The most profitable Canadian-listed ETFs in the third quarter.

The screen

We sifted through the ETFs for the top 15 returns for the three months ended Sept. 30. ETFs that can short or bet against a sector or market, and leveraged ETFs, which can amplify long and short bets, were excluded.

What did we find?

Commodity ETFs back in vogue again.

Resource stocks rebounded as central banks in the United States, Europe and Japan pledged a ton of new stimulus to kick-start their sluggish economies. The energy sector also got a lift as the price of oil climbed on concerns over unrest in the Middle East.

BMO Junior Gold ETF led the pack with a 22.6-per-cent gain amid speculation and then confirmation last month that the U.S. Federal Reserve Board would embark on a third-round of quantitative easing (QE 3), or money printing.

As fears of inflation and debasement of currencies sent the price of gold surging, investors renewed their enthusiasm for beaten-up miners. "When gold prices are rising in a steady trend ... small-cap companies offer the best way to play the momentum," said Alfred Lee, an investment strategist with BMO ETFs at BMO Global Asset Management.

Power Shares S&P/TSX Composite High Beta ETF, which can offer higher returns than the broader domestic stock market when it is rising, was flying high.

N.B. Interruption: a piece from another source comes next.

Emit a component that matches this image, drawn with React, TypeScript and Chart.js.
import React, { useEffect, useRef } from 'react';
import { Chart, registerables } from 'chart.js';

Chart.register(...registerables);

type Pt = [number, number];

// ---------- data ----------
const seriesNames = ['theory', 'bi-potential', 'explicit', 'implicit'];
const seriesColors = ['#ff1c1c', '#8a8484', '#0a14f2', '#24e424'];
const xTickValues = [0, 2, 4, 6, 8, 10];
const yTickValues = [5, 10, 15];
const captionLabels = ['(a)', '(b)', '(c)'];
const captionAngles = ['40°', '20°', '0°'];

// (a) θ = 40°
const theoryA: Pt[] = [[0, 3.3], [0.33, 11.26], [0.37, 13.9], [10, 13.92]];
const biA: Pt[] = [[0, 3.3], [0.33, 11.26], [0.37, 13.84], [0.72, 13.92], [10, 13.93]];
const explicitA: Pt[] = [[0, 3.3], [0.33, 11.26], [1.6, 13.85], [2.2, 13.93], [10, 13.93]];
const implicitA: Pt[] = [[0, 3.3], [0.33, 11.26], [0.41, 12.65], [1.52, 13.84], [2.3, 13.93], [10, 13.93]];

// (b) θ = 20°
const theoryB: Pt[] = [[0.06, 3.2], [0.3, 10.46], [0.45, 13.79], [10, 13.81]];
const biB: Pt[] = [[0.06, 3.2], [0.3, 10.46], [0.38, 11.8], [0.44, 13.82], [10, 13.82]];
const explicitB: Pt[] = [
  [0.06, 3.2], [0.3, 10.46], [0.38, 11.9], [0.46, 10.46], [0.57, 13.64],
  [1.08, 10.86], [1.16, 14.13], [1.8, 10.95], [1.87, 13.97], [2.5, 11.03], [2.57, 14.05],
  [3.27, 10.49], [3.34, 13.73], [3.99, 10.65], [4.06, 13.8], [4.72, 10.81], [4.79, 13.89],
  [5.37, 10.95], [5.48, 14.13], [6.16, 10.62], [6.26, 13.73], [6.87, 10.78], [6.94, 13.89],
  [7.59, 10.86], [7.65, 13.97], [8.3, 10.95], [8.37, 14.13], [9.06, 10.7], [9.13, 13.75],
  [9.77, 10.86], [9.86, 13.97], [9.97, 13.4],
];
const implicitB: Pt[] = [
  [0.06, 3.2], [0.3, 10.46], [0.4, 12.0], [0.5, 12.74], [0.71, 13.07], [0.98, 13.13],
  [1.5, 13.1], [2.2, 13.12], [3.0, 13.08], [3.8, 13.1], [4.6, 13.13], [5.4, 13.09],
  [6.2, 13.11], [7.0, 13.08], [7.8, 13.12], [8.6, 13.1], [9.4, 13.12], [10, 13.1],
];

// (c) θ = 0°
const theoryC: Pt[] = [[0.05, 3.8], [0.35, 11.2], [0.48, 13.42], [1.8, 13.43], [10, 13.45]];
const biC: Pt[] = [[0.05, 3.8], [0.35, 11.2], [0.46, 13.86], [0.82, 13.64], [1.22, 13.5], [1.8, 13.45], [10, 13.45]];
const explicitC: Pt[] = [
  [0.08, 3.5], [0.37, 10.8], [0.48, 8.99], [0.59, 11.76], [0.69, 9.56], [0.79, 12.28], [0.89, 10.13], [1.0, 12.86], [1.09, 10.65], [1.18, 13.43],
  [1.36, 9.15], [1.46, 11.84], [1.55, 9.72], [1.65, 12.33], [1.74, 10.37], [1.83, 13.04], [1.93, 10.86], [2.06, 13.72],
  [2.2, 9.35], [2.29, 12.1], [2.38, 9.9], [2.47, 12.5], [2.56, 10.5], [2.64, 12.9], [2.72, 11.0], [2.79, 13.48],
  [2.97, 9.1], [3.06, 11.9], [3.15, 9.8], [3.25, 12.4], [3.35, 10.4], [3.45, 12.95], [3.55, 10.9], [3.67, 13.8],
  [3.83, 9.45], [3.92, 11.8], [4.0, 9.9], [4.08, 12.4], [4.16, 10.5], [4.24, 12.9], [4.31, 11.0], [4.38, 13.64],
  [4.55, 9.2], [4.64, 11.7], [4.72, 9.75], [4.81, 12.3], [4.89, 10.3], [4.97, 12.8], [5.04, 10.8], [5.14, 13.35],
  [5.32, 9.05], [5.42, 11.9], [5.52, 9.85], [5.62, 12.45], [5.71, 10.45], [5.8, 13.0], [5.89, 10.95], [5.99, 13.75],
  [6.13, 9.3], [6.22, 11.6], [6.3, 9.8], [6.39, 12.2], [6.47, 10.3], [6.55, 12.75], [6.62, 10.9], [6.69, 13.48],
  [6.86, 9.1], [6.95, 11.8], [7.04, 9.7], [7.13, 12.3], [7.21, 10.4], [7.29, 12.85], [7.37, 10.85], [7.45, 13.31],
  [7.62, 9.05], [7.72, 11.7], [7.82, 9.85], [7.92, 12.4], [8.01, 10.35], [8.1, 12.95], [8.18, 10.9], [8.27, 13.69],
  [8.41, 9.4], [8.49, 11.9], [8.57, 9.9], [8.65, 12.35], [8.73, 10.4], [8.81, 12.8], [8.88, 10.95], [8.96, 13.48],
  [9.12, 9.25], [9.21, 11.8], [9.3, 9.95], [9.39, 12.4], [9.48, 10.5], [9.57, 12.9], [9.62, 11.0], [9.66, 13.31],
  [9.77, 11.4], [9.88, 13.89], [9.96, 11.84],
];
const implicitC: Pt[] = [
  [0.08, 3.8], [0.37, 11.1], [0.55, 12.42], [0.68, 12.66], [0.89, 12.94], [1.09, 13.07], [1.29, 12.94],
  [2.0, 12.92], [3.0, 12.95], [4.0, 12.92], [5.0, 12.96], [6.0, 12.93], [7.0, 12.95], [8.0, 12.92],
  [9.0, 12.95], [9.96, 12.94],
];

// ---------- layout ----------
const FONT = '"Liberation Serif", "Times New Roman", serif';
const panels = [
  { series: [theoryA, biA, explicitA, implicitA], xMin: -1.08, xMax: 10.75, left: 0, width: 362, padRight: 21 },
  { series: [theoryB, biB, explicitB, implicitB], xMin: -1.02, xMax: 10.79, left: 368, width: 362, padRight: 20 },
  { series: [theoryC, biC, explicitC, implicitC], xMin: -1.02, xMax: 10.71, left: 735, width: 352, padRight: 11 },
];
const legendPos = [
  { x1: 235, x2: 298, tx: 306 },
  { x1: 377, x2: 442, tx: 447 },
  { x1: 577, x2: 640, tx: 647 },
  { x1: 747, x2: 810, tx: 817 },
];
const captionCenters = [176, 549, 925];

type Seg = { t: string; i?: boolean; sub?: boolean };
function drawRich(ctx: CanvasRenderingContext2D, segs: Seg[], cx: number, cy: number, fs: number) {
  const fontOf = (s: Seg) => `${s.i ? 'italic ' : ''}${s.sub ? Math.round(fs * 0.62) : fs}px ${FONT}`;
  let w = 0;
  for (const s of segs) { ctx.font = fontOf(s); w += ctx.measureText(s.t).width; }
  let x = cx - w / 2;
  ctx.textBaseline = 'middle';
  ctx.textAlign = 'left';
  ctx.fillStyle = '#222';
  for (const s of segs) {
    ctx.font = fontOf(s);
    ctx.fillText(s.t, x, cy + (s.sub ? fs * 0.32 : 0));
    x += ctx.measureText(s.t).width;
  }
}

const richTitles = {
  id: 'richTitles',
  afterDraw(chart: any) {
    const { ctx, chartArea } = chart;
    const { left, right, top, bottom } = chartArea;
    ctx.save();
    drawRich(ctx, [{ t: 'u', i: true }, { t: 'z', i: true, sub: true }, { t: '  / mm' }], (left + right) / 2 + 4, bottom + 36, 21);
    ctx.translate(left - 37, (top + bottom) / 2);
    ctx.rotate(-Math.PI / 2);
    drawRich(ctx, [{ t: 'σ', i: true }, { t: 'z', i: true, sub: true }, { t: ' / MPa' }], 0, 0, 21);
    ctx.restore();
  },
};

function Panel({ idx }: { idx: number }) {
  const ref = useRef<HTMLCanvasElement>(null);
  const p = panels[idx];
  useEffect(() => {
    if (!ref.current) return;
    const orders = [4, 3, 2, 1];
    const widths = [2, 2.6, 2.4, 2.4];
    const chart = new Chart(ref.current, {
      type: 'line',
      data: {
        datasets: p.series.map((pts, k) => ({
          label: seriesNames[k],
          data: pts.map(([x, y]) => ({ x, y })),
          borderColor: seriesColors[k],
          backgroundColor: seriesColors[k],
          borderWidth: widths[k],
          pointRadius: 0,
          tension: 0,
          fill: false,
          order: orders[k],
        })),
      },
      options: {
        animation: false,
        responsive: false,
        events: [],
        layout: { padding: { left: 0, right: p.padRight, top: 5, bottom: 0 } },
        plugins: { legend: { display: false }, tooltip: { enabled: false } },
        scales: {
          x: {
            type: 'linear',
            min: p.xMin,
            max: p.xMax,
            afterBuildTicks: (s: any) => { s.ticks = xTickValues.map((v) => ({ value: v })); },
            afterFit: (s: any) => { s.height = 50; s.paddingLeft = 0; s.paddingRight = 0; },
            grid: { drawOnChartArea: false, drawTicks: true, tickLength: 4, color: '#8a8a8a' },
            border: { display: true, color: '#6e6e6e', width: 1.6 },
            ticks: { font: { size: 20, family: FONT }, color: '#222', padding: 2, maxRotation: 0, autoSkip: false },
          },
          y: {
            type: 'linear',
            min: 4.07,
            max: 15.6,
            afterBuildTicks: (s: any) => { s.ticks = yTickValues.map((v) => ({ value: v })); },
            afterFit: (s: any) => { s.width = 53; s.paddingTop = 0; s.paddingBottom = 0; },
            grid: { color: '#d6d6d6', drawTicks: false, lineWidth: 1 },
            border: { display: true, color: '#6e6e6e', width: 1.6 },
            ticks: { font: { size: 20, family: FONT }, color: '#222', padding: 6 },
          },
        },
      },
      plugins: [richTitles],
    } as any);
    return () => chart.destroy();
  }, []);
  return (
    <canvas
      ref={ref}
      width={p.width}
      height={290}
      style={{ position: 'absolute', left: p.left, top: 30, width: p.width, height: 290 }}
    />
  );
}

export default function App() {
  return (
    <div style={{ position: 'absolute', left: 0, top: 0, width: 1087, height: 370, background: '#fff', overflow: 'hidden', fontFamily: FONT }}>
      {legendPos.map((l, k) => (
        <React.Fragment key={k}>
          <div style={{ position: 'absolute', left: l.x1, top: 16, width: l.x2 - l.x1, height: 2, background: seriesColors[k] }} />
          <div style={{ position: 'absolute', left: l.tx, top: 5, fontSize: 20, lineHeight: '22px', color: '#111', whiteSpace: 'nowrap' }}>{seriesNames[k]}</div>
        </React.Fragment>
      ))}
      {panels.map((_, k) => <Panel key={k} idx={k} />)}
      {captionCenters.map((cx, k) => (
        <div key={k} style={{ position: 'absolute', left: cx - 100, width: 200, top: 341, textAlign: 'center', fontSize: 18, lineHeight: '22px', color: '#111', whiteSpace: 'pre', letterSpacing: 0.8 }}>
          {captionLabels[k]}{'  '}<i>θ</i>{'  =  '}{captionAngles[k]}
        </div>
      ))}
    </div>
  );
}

It gained 15.3 per cent versus 7 per cent for the Canadian market. The outperformance was not too surprising given that this ETF is essentially a resource fund. Materials and energy stocks make up 98 per cent of the fund. Big gainers included names like Oceana Gold, up 67 per cent; First Majestic Silver, 55 per cent and Bankers Petroleum, 66 per cent.

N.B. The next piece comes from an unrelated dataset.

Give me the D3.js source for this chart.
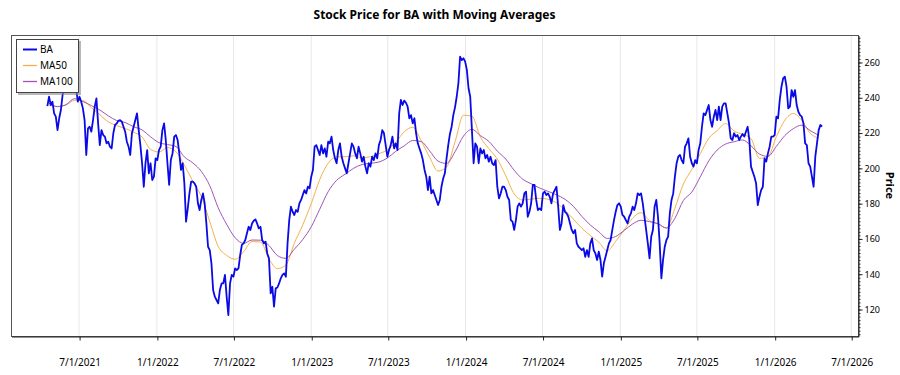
<!DOCTYPE html>
<html>
<head>
<meta charset="utf-8">
<script src="https://cdn.jsdelivr.net/npm/d3@7"></script>
<style>
  body { margin: 0; background: #fff; }
  text { font-family: "Noto Sans", "Open Sans", sans-serif; fill: #000; }
</style>
</head>
<body>
<div id="chart"></div>
<script>
// ---- data ----
const ticker = "BA";
const chartTitle = "Stock Price for BA with Moving Averages";
const yTitle = "Price";

// closing price, one value every 4 calendar days
const priceStart = "2021-04-17";
const priceStepDays = 4;
const priceValues = [
  235.0, 240.3, 235.6, 237.5, 230.9, 229.0, 221.4, 228.1, 232.8, 241.3,
  246.0, 250.0, 254.0, 249.0, 245.0, 250.0, 253.0, 245.0, 237.5, 240.3,
  237.5, 233.7, 227.1, 207.3, 222.4, 223.3, 220.5, 227.1, 234.7, 239.4,
  225.2, 212.9, 221.4, 218.6, 217.7, 213.9, 214.8, 212.0, 211.0, 219.6,
  224.3, 225.2, 226.7, 227.1, 226.2, 223.3, 220.5, 214.8, 212.0, 207.3,
  219.6, 223.3, 227.1, 230.9, 221.4, 212.9, 202.6, 189.3, 202.6, 210.1,
  196.9,
  202.6, 193.1, 195.0, 205.4, 204.4, 210.1, 212.0, 221.4, 225.2, 215.8,
  202.6, 190.3, 204.4, 208.2, 217.7, 218.6, 215.8, 208.2, 198.8, 202.6,
  191.2, 169.5, 177.0, 185.5, 192.2, 192.2, 191.2, 189.3, 179.9, 176.1,
  181.8, 185.5, 179.9, 168.5, 155.3, 153.4, 145.9, 130.8, 127.0, 125.1,
  123.2, 130.8, 134.5, 134.5, 139.3, 127.0, 116.5, 134.5, 139.3, 138.3,
  143.0, 142.1, 143.0, 150.6, 156.3, 157.2, 159.1, 162.9, 166.6, 164.8,
  168.5, 170.0, 170.8, 168.5, 165.7, 166.6, 159.1, 157.2, 158.2, 151.5,
  148.7,
  128.9, 132.6, 121.3, 131.7, 132.2, 134.5, 137.4, 139.3, 140.2, 138.3,
  157.2, 170.4, 178.0, 175.1, 173.3, 176.1, 175.1, 179.9, 181.8, 184.6,
  187.4, 185.5, 189.3, 188.4, 195.0, 198.8, 212.0, 212.9, 210.1, 207.3,
  212.9, 208.2, 211.0, 206.3, 214.8, 213.9, 217.7, 210.1, 205.4, 202.6,
  210.1, 213.9, 206.3, 202.6, 199.7, 196.9, 202.6, 208.2, 213.9, 212.0,
  208.2, 205.4, 212.0, 208.2, 203.5, 206.3, 200.7, 196.9, 202.6, 200.7,
  206.3, 204.4, 208.2, 205.4, 212.9, 215.8, 221.4, 219.6, 212.9, 206.3,
  210.1,
  212.9, 217.7, 211.0, 213.9, 210.1, 230.9, 238.5, 235.6, 238.1, 236.9,
  234.7, 228.1, 229.9, 225.2, 228.1, 219.6, 213.9, 211.0, 208.2, 204.4,
  198.8, 195.0, 187.4, 195.0, 185.5, 187.4, 184.6, 181.8, 178.9, 181.8,
  189.3, 194.0, 196.9, 205.4, 212.9, 219.2, 223.3, 229.9, 234.3, 240.3,
  247.9, 263.0, 261.1, 262.1, 260.2, 255.5, 245.1, 240.3, 221.4, 202.6,
  213.9, 212.0, 202.6, 211.0, 208.2, 210.1, 205.4, 207.3, 203.5, 206.3,
  202.6, 201.6, 204.4, 189.3, 182.7, 185.5, 189.3, 189.3, 187.4, 183.6,
  181.8,
  170.4, 169.5, 164.8, 170.4, 178.0, 179.9, 178.0, 179.9, 185.5, 186.5,
  172.3, 175.1, 179.9, 190.3, 190.3, 181.8, 176.1, 177.0, 176.1, 185.5,
  186.5, 184.6, 185.5, 183.6, 179.9, 185.5, 187.4, 189.3, 178.0, 164.8,
  168.5, 178.9, 175.1, 174.2, 172.3, 168.5, 164.8, 162.9, 164.8, 157.2,
  155.3, 154.4, 153.4, 154.4, 149.6, 153.4, 149.6, 157.2, 160.0, 153.4,
  151.5, 147.8, 152.5, 147.8, 138.3, 145.9, 149.6, 153.4, 157.2, 159.1,
  164.8, 170.4, 175.1, 178.9, 179.9, 178.0, 173.3, 172.3, 170.4, 168.5,
  172.3,
  174.2, 178.0, 176.1, 179.9, 185.5, 184.6, 185.5, 179.9, 172.3, 164.8,
  157.2, 148.7, 161.0, 164.8, 178.0, 181.8, 172.3, 157.2, 137.4, 147.8,
  155.3, 159.1, 161.0, 174.2, 181.8, 185.5, 195.0, 202.6, 206.3, 207.3,
  204.4, 202.6, 212.0, 213.9, 216.7, 206.3, 202.6, 200.7, 204.4, 202.6,
  210.1, 213.9, 223.3, 230.9, 229.9, 232.8, 235.6, 227.1, 223.3, 229.0,
  232.8, 227.1, 234.7, 227.1, 234.7, 236.6, 236.6, 230.9, 225.2, 216.7,
  215.8, 219.6, 217.7, 218.6, 215.8, 217.7, 219.2, 217.7, 220.5, 223.3,
  215.8,
  200.7, 197.8, 195.0, 191.2, 178.9, 183.6, 187.4, 189.3, 205.4, 203.5,
  208.2, 212.0, 217.7, 217.7, 218.6, 229.0, 228.1, 238.5, 246.0, 250.7,
  251.7, 246.0, 233.7, 234.7, 244.1, 240.3, 244.1, 235.6, 231.8, 229.9,
  229.0, 225.2, 213.9, 212.9, 202.6, 200.7, 195.0, 189.3, 206.3, 213.9,
  221.4, 224.3, 223.3
];

// moving averages, one value every 20 calendar days
const maStart = "2021-04-21";
const maStepDays = 20;
const ma50Values = [
  235.6, 234.8, 235.6, 238.3, 238.1, 234.1, 230.1, 226.1, 223.9, 222.3,
  220.2, 217.5, 210.5, 209.0, 211.5, 209.2, 201.5, 192.4, 183.8, 169.6,
  155.5, 150.4, 148.2, 152.5, 158.2, 158.0, 148.5, 142.9, 144.9, 157.3,
  167.7, 179.7, 193.3, 202.6, 206.2, 206.3, 206.8, 205.8, 206.3, 208.0,
  210.2, 214.5, 220.5, 223.0, 215.4, 206.0, 198.2, 200.4, 214.7, 229.8,
  229.3, 217.5, 210.9, 205.0, 195.5, 185.2, 181.8, 182.3, 182.7, 182.2,
  180.1, 176.0, 170.9, 165.8, 161.6, 157.9, 153.0, 158.4, 164.8, 171.5,
  174.6, 170.1, 168.3, 165.9, 177.1, 190.8, 199.1, 208.0, 216.7, 221.1,
  225.1, 220.9, 219.0, 216.6, 205.4, 206.4, 217.7, 227.0, 230.8, 227.0,
  219.6, 216.7
];
const ma100Values = [
  236.6, 234.7, 235.8, 239.2, 237.6, 235.3, 232.8, 229.5, 226.8, 225.7,
  223.3, 221.5, 217.6, 214.3, 213.2, 212.1, 206.2, 202.8, 198.0, 189.9,
  177.4, 168.0, 160.4, 157.2, 159.1, 159.0, 156.0, 150.3, 148.7, 153.9,
  159.4, 166.6, 176.5, 186.5, 192.9, 196.4, 199.7, 201.9, 202.6, 203.3,
  205.6, 209.4, 212.5, 215.5, 214.9, 209.6, 203.8, 202.5, 209.1, 218.0,
  221.8, 218.3, 215.0, 209.5, 205.0, 198.6, 193.6, 191.0, 188.6, 186.7,
  184.7, 182.2, 178.2, 172.5, 167.6, 163.8, 160.0, 161.1, 164.5, 168.2,
  170.3, 169.5, 168.3, 165.9, 171.4, 181.5, 186.3, 194.9, 203.9, 210.1,
  213.5, 214.8, 215.8, 212.5, 207.8, 206.5, 212.2, 218.3, 222.2, 224.2,
  221.1, 218.4
];

const xTickDates = ["2021-07-01", "2022-01-01", "2022-07-01", "2023-01-01", "2023-07-01",
  "2024-01-01", "2024-07-01", "2025-01-01", "2025-07-01", "2026-01-01", "2026-07-01"];
const yTickValues = [120, 140, 160, 180, 200, 220, 240, 260];
const seriesNames = [ticker, "MA50", "MA100"];
const seriesColors = ["#0a0ae6", "#f5b04a", "#a055b5"];

// ---- layout ----
const W = 900, H = 375;
const plot = { left: 11, top: 35, right: 858, bottom: 336 };

const parse = d3.timeParse("%Y-%m-%d");
const fmt = d3.timeFormat("%-m/%-d/%Y");

const priceData = priceValues.map((v, i) => ({
  date: d3.timeDay.offset(parse(priceStart), i * priceStepDays), value: v }));
const ma50Data = ma50Values.map((v, i) => ({
  date: d3.timeDay.offset(parse(maStart), i * maStepDays), value: v }));
const ma100Data = ma100Values.map((v, i) => ({
  date: d3.timeDay.offset(parse(maStart), i * maStepDays), value: v }));

const x = d3.scaleTime()
  .domain([parse("2021-01-21"), parse("2026-07-17")])
  .range([plot.left, plot.right]);
const y = d3.scaleLinear()
  .domain([104.7, 275.3])
  .range([plot.bottom, plot.top]);

const svg = d3.select("#chart").append("svg")
  .attr("width", W).attr("height", H);

svg.append("defs").append("clipPath").attr("id", "clip")
  .append("rect")
  .attr("x", plot.left).attr("y", plot.top)
  .attr("width", plot.right - plot.left).attr("height", plot.bottom - plot.top);

// title
svg.append("text")
  .attr("x", (plot.left + plot.right) / 2)
  .attr("y", 19)
  .attr("text-anchor", "middle")
  .style("font-size", "12px")
  .style("font-weight", "bold")
  .text(chartTitle);

// vertical grid
svg.append("g")
  .selectAll("line")
  .data(xTickDates.map(parse))
  .join("line")
  .attr("x1", d => x(d)).attr("x2", d => x(d))
  .attr("y1", plot.top).attr("y2", plot.bottom)
  .attr("stroke", "#e8e8e8");

// series
const line = d3.line().x(d => x(d.date)).y(d => y(d.value));
const smooth = d3.line().x(d => x(d.date)).y(d => y(d.value)).curve(d3.curveMonotoneX);

const lines = svg.append("g").attr("clip-path", "url(#clip)");
lines.append("path").datum(ma50Data)
  .attr("d", smooth).attr("fill", "none")
  .attr("stroke", seriesColors[1]).attr("stroke-width", 1);
lines.append("path").datum(ma100Data)
  .attr("d", smooth).attr("fill", "none")
  .attr("stroke", seriesColors[2]).attr("stroke-width", 1);
lines.append("path").datum(priceData)
  .attr("d", line).attr("fill", "none")
  .attr("stroke", seriesColors[0]).attr("stroke-width", 1.8)
  .attr("stroke-linejoin", "round");

// frame
svg.append("rect")
  .attr("x", plot.left + 0.5).attr("y", plot.top + 0.5)
  .attr("width", plot.right - plot.left).attr("height", plot.bottom - plot.top)
  .attr("fill", "none").attr("stroke", "#555");

// bottom axis
const xAxis = svg.append("g")
  .attr("transform", `translate(0.5,${plot.bottom + 0.5})`)
  .call(d3.axisBottom(x).tickValues(xTickDates.map(parse)).tickFormat(fmt)
    .tickSize(4).tickSizeOuter(0).tickPadding(18));
xAxis.select(".domain").attr("stroke", "#222");
xAxis.selectAll(".tick line").attr("stroke", "#222");
xAxis.selectAll("text").style("font-size", "10px");

// right axis, minor then major ticks
const minor = d3.range(106, 275, 2);
svg.append("g")
  .attr("transform", `translate(${plot.right + 0.5},0.5)`)
  .call(d3.axisRight(y).tickValues(minor).tickSize(2).tickFormat(""))
  .call(g => g.select(".domain").remove())
  .selectAll("line").attr("stroke", "#333");
const yAxis = svg.append("g")
  .attr("transform", `translate(${plot.right + 0.5},0.5)`)
  .call(d3.axisRight(y).tickValues(yTickValues).tickSize(4).tickSizeOuter(0).tickPadding(2));
yAxis.select(".domain").attr("stroke", "#222");
yAxis.selectAll(".tick line").attr("stroke", "#222");
yAxis.selectAll("text").style("font-size", "9px");

svg.append("text")
  .attr("transform", `translate(886,${(plot.top + plot.bottom) / 2}) rotate(90)`)
  .attr("text-anchor", "middle")
  .style("font-size", "11px")
  .style("font-weight", "bold")
  .text(yTitle);

// legend
const lg = svg.append("g").attr("transform", "translate(16,39)");
lg.append("rect").attr("x", 2).attr("y", 2).attr("width", 63).attr("height", 54)
  .attr("fill", "#888").attr("opacity", 0.6);
lg.append("rect").attr("x", 0.5).attr("y", 0.5).attr("width", 62).attr("height", 53)
  .attr("fill", "#fff").attr("stroke", "#444");
const items = lg.selectAll(".item").data(seriesNames).join("g")
  .attr("transform", (d, i) => `translate(0,${10.5 + i * 16})`);
items.append("line").attr("x1", 7).attr("x2", 21)
  .attr("stroke", (d, i) => seriesColors[i])
  .attr("stroke-width", (d, i) => i === 0 ? 2 : 1.3);
items.append("text").attr("x", 24).attr("dy", "0.35em")
  .style("font-size", "10px").text(d => d);
</script>
</body>
</html>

BMO Equal Weight U.S. Banks ETF (hedged to Canadian dollars), which climbed 10.4 per cent, was the outlier. U.S. bank stocks rallied as euro-zone leaders pledged to deal with its debt woes, thus erasing fears of dragging American financial institutions into the European banking crisis. Bank stocks also surged on expectations of a recovering U.S. economy and signs of stabilization in the housing market.